J'apprécie aussi que l'on n'ait pas une romance pesante et inutile, ou un triangle amoureux qui vienne entacher l'histoire. Cette dernière est largement assez profonde et n'a pas besoin d'une romance pour combler des trous scénaristiques. Et l'ambiance recherchée ne s'y prête pas. Alors certes il y a des sentiments, amicaux, fraternels, amoureux ou encore quelque peu incertains, qui auront d'ailleurs de forts impacts sur les décisions de nos jeunes gens, mais ils sont crédibles et n'étouffent absolument pas le récit, le servant au contraire de façon fort judicieuse. L'auteur donne le temps à ses personnages d'apprendre à s'apprivoiser.
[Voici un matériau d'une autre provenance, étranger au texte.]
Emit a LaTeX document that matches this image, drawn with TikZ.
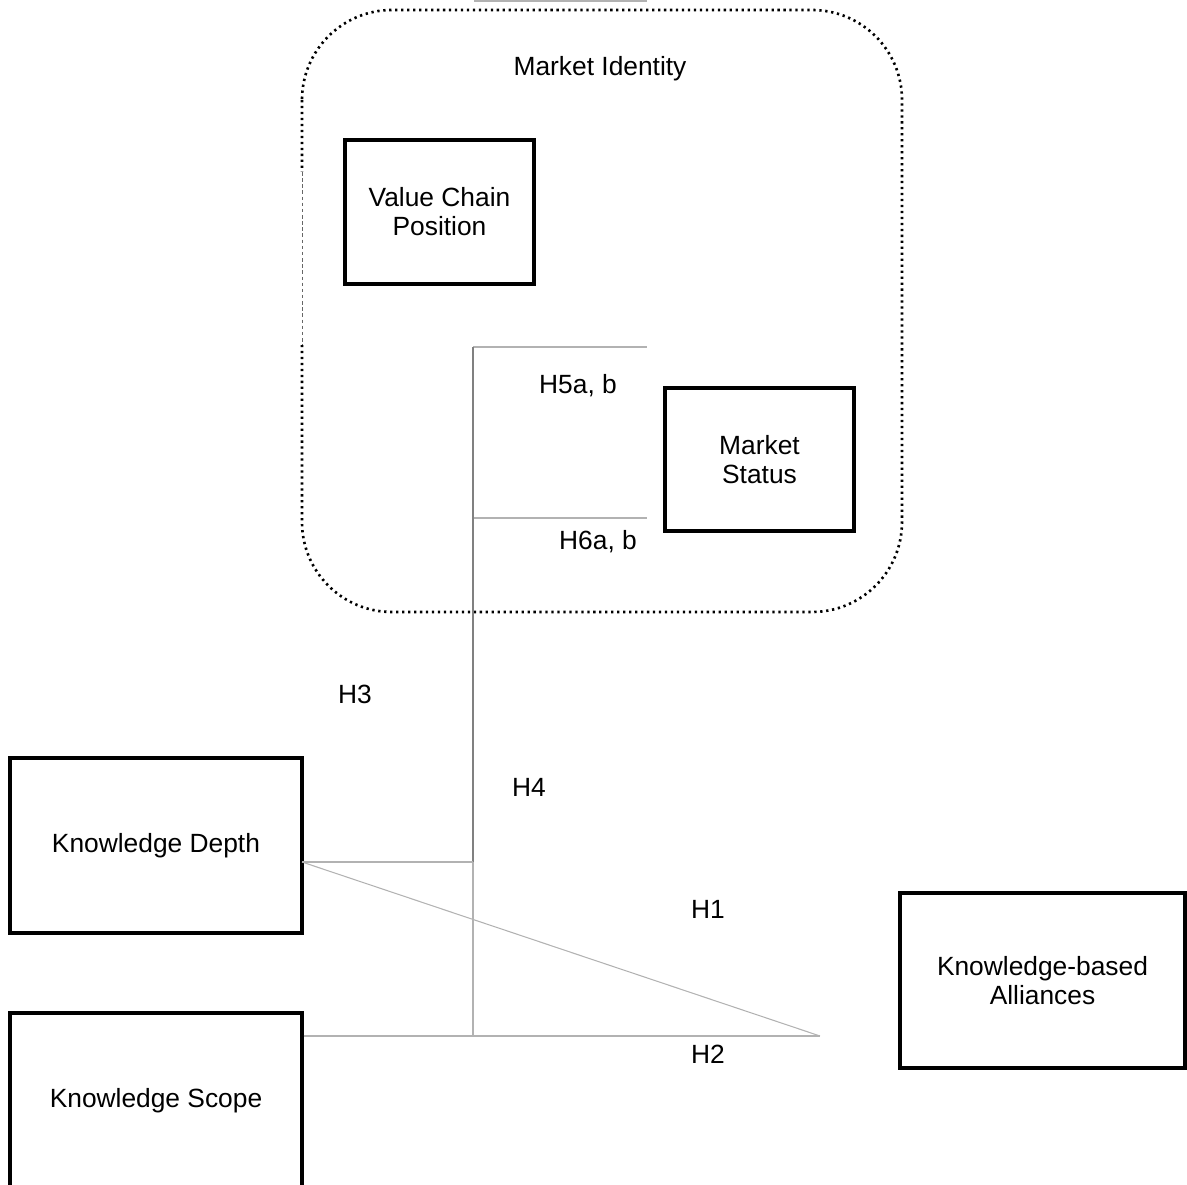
\documentclass[tikz,border=0pt]{standalone}
\usepackage{fontspec}
\setmainfont{Liberation Sans}
\usepackage{tikz}
\usetikzlibrary{positioning}

\begin{document}
\begin{tikzpicture}[x=0.02cm, y=-0.02cm,
  every node/.style={font=\fontsize{15}{16.5}\selectfont, align=center},
  box/.style={draw, line width=1.8pt, inner sep=0pt},
  link/.style={draw=black!30, line width=0.6pt},
  darklink/.style={draw=black!50, line width=0.6pt},
  hyp/.style={inner sep=1pt}]
\useasboundingbox (0,0) rectangle (1187,1185);
% market identity frame
\draw[line width=1.5pt, dash pattern=on 1.3pt off 2.1pt, rounded corners=1.8cm] (302,10) rectangle (902,612);
\draw[white, line width=2.8pt] (302,172) -- (302,345);
\draw[black!60, line width=0.5pt, dash pattern=on 2pt off 1.5pt] (302,172) -- (302,345);
\node (mi) at (600,69) {Market Identity};
\node[box, minimum width=3.78cm, minimum height=2.88cm] (vcp) at (439.5,212) {Value Chain\\Position};
\node[box, minimum width=3.78cm, minimum height=2.86cm] (ms) at (759.5,459.5) {Market\\Status};
\node[box, minimum width=5.84cm, minimum height=3.5cm] (kd) at (156,845.5) {Knowledge Depth};
\node[box, minimum width=5.84cm, minimum height=3.52cm] (ks) at (156,1101) {Knowledge Scope};
\node[box, minimum width=5.7cm, minimum height=3.5cm] (kba) at (1042.5,980.5) {Knowledge-based\\Alliances};
% junctions
\coordinate (top0) at (474,1);
\coordinate (top1) at (647,1);
\coordinate (h5) at (473,347);
\coordinate (h5e) at (647,347);
\coordinate (h6) at (473,518);
\coordinate (h6e) at (647,518);
\coordinate (kdout) at (302,862);
\coordinate (hub) at (473,862);
\coordinate (base) at (473,1036);
\coordinate (tip) at (820,1036);
\draw[link] (top0) -- (top1);
\draw[link] (h5) -- (h5e);
\draw[link] (h6) -- (h6e);
\draw[darklink] (h5) -- (hub);
\draw[link] (hub) -- (base);
\draw[link] (kdout) -- (hub);
\draw[link] (kdout) -- (tip);
\draw[link] (ks.east |- base) -- (tip);
% hypotheses
\node[hyp] (l5) at (578,386) {H5a, b};
\node[hyp] (l6) at (598,542) {H6a, b};
\node[hyp] (l3) at (355,694) {H3};
\node[hyp] (l4) at (529,787) {H4};
\node[hyp] (l1) at (708,909) {H1};
\node[hyp] (l2) at (708,1054) {H2};
\end{tikzpicture}
\end{document}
Ce livre est remarquablement écrit et tout est dosé avec justesse. Les chapitres sont courts et alternent entre le point de vue d'Elias et de Laia. Chacun parle à la première personne et cela nous permet de vraiment les côtoyer de près, d'apprendre à les connaître, d'appréhender la moindre de leur pensée, le moindre doute, la moindre peur, le moindre ... espoir. Car oui, il y a tout de même de l'espoir pour nos héros au sein de ce récit. C'est d'ailleurs ce fil ténu qui nous empêche de reposer ce livre et nous pousse à le continuer... jusque beaucoup trop tard dans la nuit.
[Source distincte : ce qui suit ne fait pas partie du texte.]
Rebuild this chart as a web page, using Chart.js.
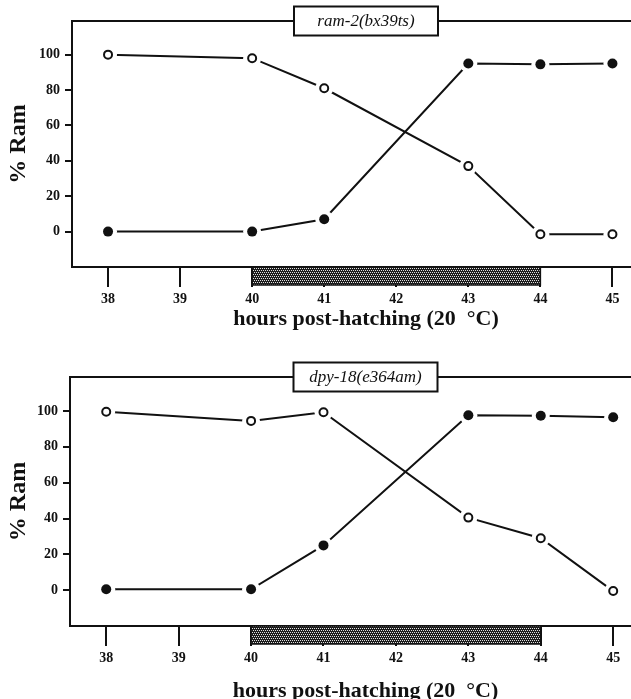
<!DOCTYPE html>
<html lang="en">
<head>
    <meta charset="UTF-8">
    <title>% Ram vs hours post-hatching</title>
    <script src="https://cdn.jsdelivr.net/npm/chart.js"></script>
    <style>
        html, body { margin: 0; padding: 0; background: #fff; overflow: hidden; }
        .panel { position: absolute; left: 0; width: 631px; overflow: hidden; }
        canvas { display: block; }
    </style>
</head>
<body>
    <div class="panel" style="top:0; height:350px;">
        <canvas id="chartTop" width="660" height="350"></canvas>
    </div>
    <div class="panel" style="top:356px; height:343px;">
        <canvas id="chartBottom" width="661" height="360"></canvas>
    </div>
    <script>
        // data
        const hours = [38, 40, 41, 43, 44, 45];
        const hourTicks = [38, 39, 40, 41, 42, 43, 44, 45];
        const ramTicks = [0, 20, 40, 60, 80, 100];
        const shiftWindow = [40, 44];   // shaded bar under the axis

        const ram2Open = [100, 98, 81, 37, -1.5, -1.5];
        const ram2Filled = [0, 0, 7, 95, 94.5, 95];
        const dpyOpen = [99.6, 94.5, 99.3, 40.5, 29, -0.5];
        const dpyFilled = [0.5, 0.5, 25, 97.6, 97.4, 96.5];

        const serif = "'Liberation Serif', 'Times New Roman', serif";
        const ink = '#111';

        // dotted fill for the shaded bar
        function makeStipple() {
            const c = document.createElement('canvas');
            c.width = 4; c.height = 4;
            const g = c.getContext('2d');
            g.fillStyle = '#1c1c1c';
            g.fillRect(0, 0, 4, 4);
            g.fillStyle = '#e0e0e0';
            g.fillRect(0, 0, 1, 1);
            g.fillRect(2, 0, 1, 1);
            g.fillRect(1, 2, 1, 1);
            g.fillRect(3, 2, 1, 1);
            return c;
        }

        const framePlugin = {
            id: 'frame',
            afterDraw(chart, args, opts) {
                const ctx = chart.ctx;
                const a = chart.chartArea;
                const x = chart.scales.x;
                ctx.save();
                // top edge of the frame
                ctx.strokeStyle = ink;
                ctx.lineWidth = 2;
                ctx.beginPath();
                ctx.moveTo(a.left - 1, a.top);
                ctx.lineTo(a.right, a.top);
                ctx.stroke();

                // shaded bar below the x axis
                const x0 = x.getPixelForValue(shiftWindow[0]);
                const x1 = x.getPixelForValue(shiftWindow[1]);
                ctx.fillStyle = ctx.createPattern(makeStipple(), 'repeat');
                ctx.fillRect(x0, a.bottom, x1 - x0, 18);
                ctx.lineWidth = 1.5;
                ctx.strokeRect(x0, a.bottom, x1 - x0, 18);

                // label box on the top edge
                const cx = (a.left + a.right) / 2;
                const w = 144, h = 29;
                ctx.fillStyle = '#fff';
                ctx.fillRect(cx - w / 2, a.top - h / 2, w, h);
                ctx.lineWidth = 2;
                ctx.strokeRect(cx - w / 2, a.top - h / 2, w, h);
                ctx.fillStyle = ink;
                ctx.font = 'italic 17px ' + serif;
                ctx.textAlign = 'center';
                ctx.textBaseline = 'middle';
                ctx.fillText(opts.label, cx, a.top + 1);
                ctx.restore();
            }
        };

        function makePanel(id, label, openVals, filledVals, yWidth, xHeight, titlePad) {
            const openPts = hours.map((h, i) => ({ x: h, y: openVals[i] }));
            const filledPts = hours.map((h, i) => ({ x: h, y: filledVals[i] }));
            const lineSet = pts => ({
                data: pts, borderColor: ink, borderWidth: 2, pointRadius: 0,
                fill: false, tension: 0, order: 3
            });
            const haloSet = pts => ({
                data: pts, showLine: false, pointRadius: 9, pointBorderWidth: 0,
                pointBackgroundColor: '#fff', pointBorderColor: '#fff', order: 2
            });

            return new Chart(document.getElementById(id), {
                type: 'line',
                data: {
                    datasets: [
                        lineSet(openPts),
                        lineSet(filledPts),
                        haloSet(openPts),
                        haloSet(filledPts),
                        {
                            data: openPts, showLine: false, pointRadius: 4,
                            pointBorderWidth: 2, pointBackgroundColor: '#fff',
                            pointBorderColor: ink, order: 1
                        },
                        {
                            data: filledPts, showLine: false, pointRadius: 5,
                            pointBorderWidth: 0, pointBackgroundColor: ink,
                            pointBorderColor: ink, order: 1
                        }
                    ]
                },
                options: {
                    responsive: false,
                    animation: false,
                    devicePixelRatio: 1,
                    layout: {
                        autoPadding: false,
                        padding: { top: 21, left: 0, right: 0, bottom: 0 }
                    },
                    plugins: {
                        legend: { display: false },
                        tooltip: { enabled: false },
                        frame: { label: label }
                    },
                    scales: {
                        x: {
                            type: 'linear',
                            min: 37.5,
                            max: 45.66,
                            afterBuildTicks: s => { s.ticks = hourTicks.map(v => ({ value: v })); },
                            afterFit: s => { s.height = xHeight; },
                            grid: {
                                drawOnChartArea: false, drawTicks: true,
                                tickLength: 20, color: ink, lineWidth: 2
                            },
                            border: { display: true, color: ink, width: 2 },
                            ticks: {
                                color: ink, padding: 4, maxRotation: 0,
                                font: { family: serif, size: 14, weight: 'bold' }
                            },
                            title: {
                                display: true,
                                text: 'hours post-hatching (20  °C)',
                                color: ink,
                                font: { family: serif, size: 22, weight: 'bold' },
                                padding: { top: 0, bottom: titlePad }
                            }
                        },
                        y: {
                            type: 'linear',
                            min: -20,
                            max: 119,
                            afterBuildTicks: s => { s.ticks = ramTicks.map(v => ({ value: v })); },
                            afterFit: s => { s.width = yWidth; },
                            grid: {
                                drawOnChartArea: false, drawTicks: true,
                                tickLength: 7, color: ink, lineWidth: 2
                            },
                            border: { display: true, color: ink, width: 2 },
                            ticks: {
                                color: ink, padding: 5,
                                font: { family: serif, size: 14, weight: 'bold' }
                            },
                            title: {
                                display: true,
                                text: '% Ram',
                                color: ink,
                                font: { family: serif, size: 24, weight: 'bold' },
                                padding: { top: 4, bottom: 0 }
                            }
                        }
                    }
                },
                plugins: [framePlugin]
            });
        }

        makePanel('chartTop', 'ram-2(bx39ts)', ram2Open, ram2Filled, 72, 83, 17);
        makePanel('chartBottom', 'dpy-18(e364am)', dpyOpen, dpyFilled, 70, 90, 11);
    </script>
</body>
</html>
L'écriture est belle, poétique, visuelle mais dynamique aussi. Le récit est rythmé et entraînant, plein de surprises, de rebondissements, de retournements de situations. Traîtres, alliés, horreurs à commettre contre son gré, témoins impuissants de la cruauté humaine ou au contraire sauveurs d'âmes désespérées... Rien ne leur est épargné. Ni la douleur, ni le sang, ni les larmes... mais pas non plus les sourires.

Un univers captivant mais sombre et violent qui ne siéra pas à tout le monde, notamment les plus jeunes. Un récit original et rythmé, un univers bouleversant et foisonnant, des personnages atypiques et magnifiques. Une vraie réussite.